The Blue Revolution: Amphibious Development and the Arts of Engineering a Nation

Presentation by Lasse Bech Knudsen, PhD student at the Department of Culture and Society - Department of Anthropology (Aarhus University)


Floating cities are on the horizon! Many world cities – including New York, Hong Kong, Jakarta, and Amsterdam – are already contesting sea level rise, and some scientists now estimate that sea levels will rise by two meters by 2100 and five meters by 2150 (van Alphen et al. 2022). While building sea walls remains the prevalent approach in many coastal areas, some Dutch tech engineers and architects are working toward a different scenario in which the Netherlands is moved onto the ocean to secure survival and foster new opportunities for societal development.

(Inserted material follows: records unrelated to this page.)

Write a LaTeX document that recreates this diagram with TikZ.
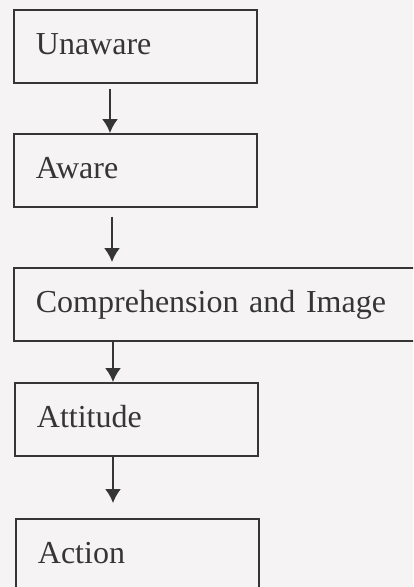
\documentclass[tikz,border=0pt]{standalone}
\usepackage{fontspec}
\setmainfont{Liberation Serif}
\usetikzlibrary{arrows.meta}
\definecolor{paper}{HTML}{F5F3F3}
\definecolor{ink}{HTML}{353535}
\begin{document}
\begin{tikzpicture}[x=1pt,y=-1pt,
  stage/.style={draw=ink, line width=1.8pt, rectangle, anchor=north west,
    minimum height=73pt, inner xsep=22pt, inner ysep=0pt,
    text width=#1, align=left, text=ink,
    font=\fontsize{32}{38}\selectfont, text height=26pt, text depth=9pt},
  stage/.default=199pt,
  flow/.style={draw=ink, line width=1.8pt, -{Latex[length=14pt,width=16pt]}}]
  \useasboundingbox (0,0) rectangle (413,587);
  \fill[paper] (0,0) rectangle (413,587);
  \clip (0,0) rectangle (413,587);

  \node[stage] (unaware) at (13,9)   {Unaware};
  \node[stage] (aware)   at (13,133) {Aware};
  \node[stage=383pt] (image) at (13,267) {Comprehension and Image};
  \node[stage] (attitude) at (14,382) {Attitude};
  \node[stage] (action)   at (15,518) {Action};

  \draw[flow] ([xshift=97pt,yshift=-5pt]unaware.south west) -- ([xshift=97pt]aware.north west);
  \draw[flow] ([xshift=99pt,yshift=-9pt]aware.south west) -- ([xshift=99pt,yshift=5pt]image.north west);
  \draw[flow] ([xshift=100pt]image.south west) -- ([xshift=99pt]attitude.north west);
  \draw[flow] ([xshift=99pt]attitude.south west) -- ([xshift=98pt,yshift=15pt]action.north west);
\end{tikzpicture}
\end{document}
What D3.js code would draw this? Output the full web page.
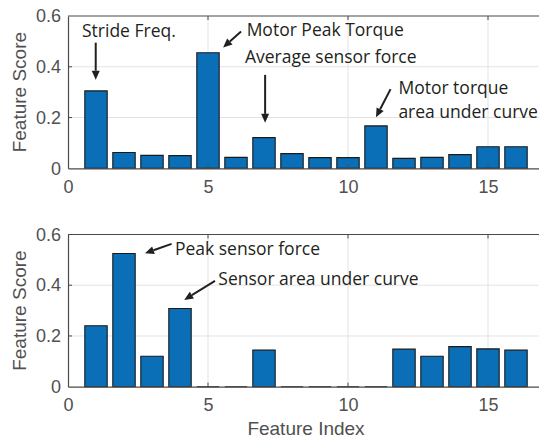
<!DOCTYPE html>
<html>
<head>
<meta charset="utf-8">
<script src="https://cdn.jsdelivr.net/npm/d3@7"></script>
<style>
  html, body { margin: 0; padding: 0; background: #fff; }
  svg { display: block; }
</style>
</head>
<body>
<svg id="chart" width="539" height="440"></svg>
<script>
// Feature indices and the score of each feature in the two panels
const featureIndex = [1, 2, 3, 4, 5, 6, 7, 8, 9, 10, 11, 12, 13, 14, 15, 16];
const topScores = [0.305, 0.062, 0.051, 0.050, 0.455, 0.043, 0.121, 0.058,
                   0.042, 0.042, 0.167, 0.039, 0.043, 0.054, 0.085, 0.085];
const bottomScores = [0.240, 0.525, 0.120, 0.308, 0, 0, 0.144, 0,
                      0, 0, 0, 0.148, 0.120, 0.158, 0.149, 0.144];
const xTickValues = [0, 5, 10, 15];
const yTickValues = [0, 0.2, 0.4, 0.6];
const yLabel = "Feature Score";
const xLabel = "Feature Index";

// Callouts, anchored in data coordinates
const topNotes = [
  { lines: ["Stride Freq."], tx: 0.50, ty: 0.516, from: [0.99, 0.495], to: [0.99, 0.349] },
  { lines: ["Motor Peak Torque"], tx: 6.38, ty: 0.520, from: [6.18, 0.539], to: [5.54, 0.476] },
  { lines: ["Average sensor force"], tx: 6.32, ty: 0.415, from: [7.04, 0.368], to: [7.04, 0.179] },
  { lines: ["Motor torque", "area under curve"], tx: 11.8, ty: 0.292, from: [11.52, 0.312], to: [11.0, 0.201] }
];
const bottomNotes = [
  { lines: ["Peak sensor force"], tx: 3.82, ty: 0.520, from: [3.70, 0.563], to: [2.75, 0.526] },
  { lines: ["Sensor area under curve"], tx: 5.37, ty: 0.401, from: [5.25, 0.417], to: [4.15, 0.342] }
];

const svg = d3.select("#chart");
const axisColor = "#4a4a4a";
const textColor = "#505050";
const gridColor = "#e3e3e3";
const barFill = "#0b6fb8";
const barEdge = "#1a1a1a";
const noteColor = "#231f20";
const barWidth = 0.8;

const x = d3.scaleLinear().domain([0, 17]).range([68, 544]);

function panel(scores, notes, top, bottom, showXLabel) {
  const y = d3.scaleLinear().domain([0, 0.6]).range([bottom, top]);
  const g = svg.append("g");
  const [x0, x1] = x.range();

  // grid
  g.selectAll(".gx").data(xTickValues.filter(d => d > 0)).join("line")
    .attr("x1", d => x(d)).attr("x2", d => x(d))
    .attr("y1", top).attr("y2", bottom)
    .attr("stroke", gridColor).attr("stroke-width", 1);
  g.selectAll(".gy").data(yTickValues.filter(d => d > 0 && d < 0.6)).join("line")
    .attr("x1", x0).attr("x2", x1)
    .attr("y1", d => y(d)).attr("y2", d => y(d))
    .attr("stroke", gridColor).attr("stroke-width", 1);

  // bars (outlined paths so zero-height bars still show as a line)
  g.selectAll(".bar").data(featureIndex.map((f, i) => ({ f, v: scores[i] }))).join("path")
    .attr("d", d => {
      const a = x(d.f - barWidth / 2), b = x(d.f + barWidth / 2);
      return `M${a},${y(0)}V${y(d.v)}H${b}V${y(0)}Z`;
    })
    .attr("fill", barFill)
    .attr("stroke", barEdge)
    .attr("stroke-width", 1.1)
    .attr("stroke-linejoin", "miter");

  // axes box: left, bottom, top
  const bottomAxis = d3.axisBottom(x).tickValues(xTickValues).tickSize(0).tickPadding(12)
    .tickFormat(d3.format("d"));
  const leftAxis = d3.axisLeft(y).tickValues(yTickValues).tickSize(0).tickPadding(7)
    .tickFormat(d => d === 0 ? "0" : d3.format(".1f")(d));

  const gb = g.append("g").attr("transform", `translate(0,${bottom})`).call(bottomAxis);
  const gl = g.append("g").attr("transform", `translate(${x0},0)`).call(leftAxis);
  [gb, gl].forEach(a => {
    a.select(".domain").attr("stroke", axisColor).attr("stroke-width", 1.2);
    a.selectAll("text").attr("fill", textColor)
      .style("font-family", "'Liberation Sans', Arial, sans-serif")
      .style("font-size", "18px");
  });
  gb.selectAll("text").attr("dy", "0.71em");

  g.append("line").attr("x1", x0).attr("x2", x1).attr("y1", top).attr("y2", top)
    .attr("stroke", axisColor).attr("stroke-width", 1.2);

  // inward tick marks
  const tickLen = 4;
  g.selectAll(".tb").data(xTickValues.filter(d => d > 0)).join("line")
    .attr("x1", d => x(d)).attr("x2", d => x(d))
    .attr("y1", bottom).attr("y2", bottom - tickLen)
    .attr("stroke", axisColor).attr("stroke-width", 1);
  g.selectAll(".tt").data(xTickValues.filter(d => d > 0)).join("line")
    .attr("x1", d => x(d)).attr("x2", d => x(d))
    .attr("y1", top).attr("y2", top + tickLen)
    .attr("stroke", axisColor).attr("stroke-width", 1);
  g.selectAll(".tl").data(yTickValues.filter(d => d > 0 && d < 0.6)).join("line")
    .attr("x1", x0).attr("x2", x0 + tickLen)
    .attr("y1", d => y(d)).attr("y2", d => y(d))
    .attr("stroke", axisColor).attr("stroke-width", 1);

  // y label
  g.append("text")
    .attr("transform", `translate(19,${(top + bottom) / 2}) rotate(-90)`)
    .attr("text-anchor", "middle")
    .attr("dy", "0.35em")
    .attr("fill", textColor)
    .style("font-family", "'Liberation Sans', Arial, sans-serif")
    .style("font-size", "19px")
    .text(yLabel);

  if (showXLabel) {
    g.append("text")
      .attr("x", 306).attr("y", 435)
      .attr("text-anchor", "middle")
      .attr("fill", textColor)
      .style("font-family", "'Liberation Sans', Arial, sans-serif")
      .style("font-size", "19px")
      .text(xLabel);
  }

  // callouts
  notes.forEach(n => {
    const t = g.append("text")
      .attr("x", x(n.tx)).attr("y", y(n.ty))
      .attr("fill", noteColor)
      .style("font-family", "'Open Sans', Lato, sans-serif")
      .style("font-size", "17.5px");
    n.lines.forEach((line, i) => {
      t.append("tspan").attr("x", x(n.tx)).attr("dy", i === 0 ? 0 : 24).text(line);
    });

    const ax = x(n.from[0]), ay = y(n.from[1]);
    const bx = x(n.to[0]), by = y(n.to[1]);
    const ang = Math.atan2(by - ay, bx - ax);
    const headLen = 9, headHalf = 4;
    const baseX = bx - headLen * Math.cos(ang), baseY = by - headLen * Math.sin(ang);
    g.append("line")
      .attr("x1", ax).attr("y1", ay).attr("x2", baseX).attr("y2", baseY)
      .attr("stroke", noteColor).attr("stroke-width", 2);
    const px = -Math.sin(ang) * headHalf, py = Math.cos(ang) * headHalf;
    g.append("path")
      .attr("d", `M${bx},${by}L${baseX + px},${baseY + py}L${baseX - px},${baseY - py}Z`)
      .attr("fill", noteColor);
  });
}

panel(topScores, topNotes, 16, 168.3, false);
panel(bottomScores, bottomNotes, 234.5, 386.7, true);
</script>
</body>
</html>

In this talk, I draw on ethnographic and historical material to illustrate how a prevalent perception among Dutch tech engineers and architects – that amphibious expansion is the ‘natural’ next step for Dutch society – is deeply rooted in a long Dutch tradition of solving issues through water engineering. I argue that this national tradition of water engineering started as a colonial project during the 16th and 17th centuries, became a centralised state project under monarchical rule in the 19th century and under technocratic influence in the 20th century, and is now turning into a privatised project pushed by the Dutch tech elite. In doing so, I demonstrate how the current pursuit to envision, design, and develop floating cities emblematise the continuation of a long-standing Dutch tradition of hydraulic technological ingenuity.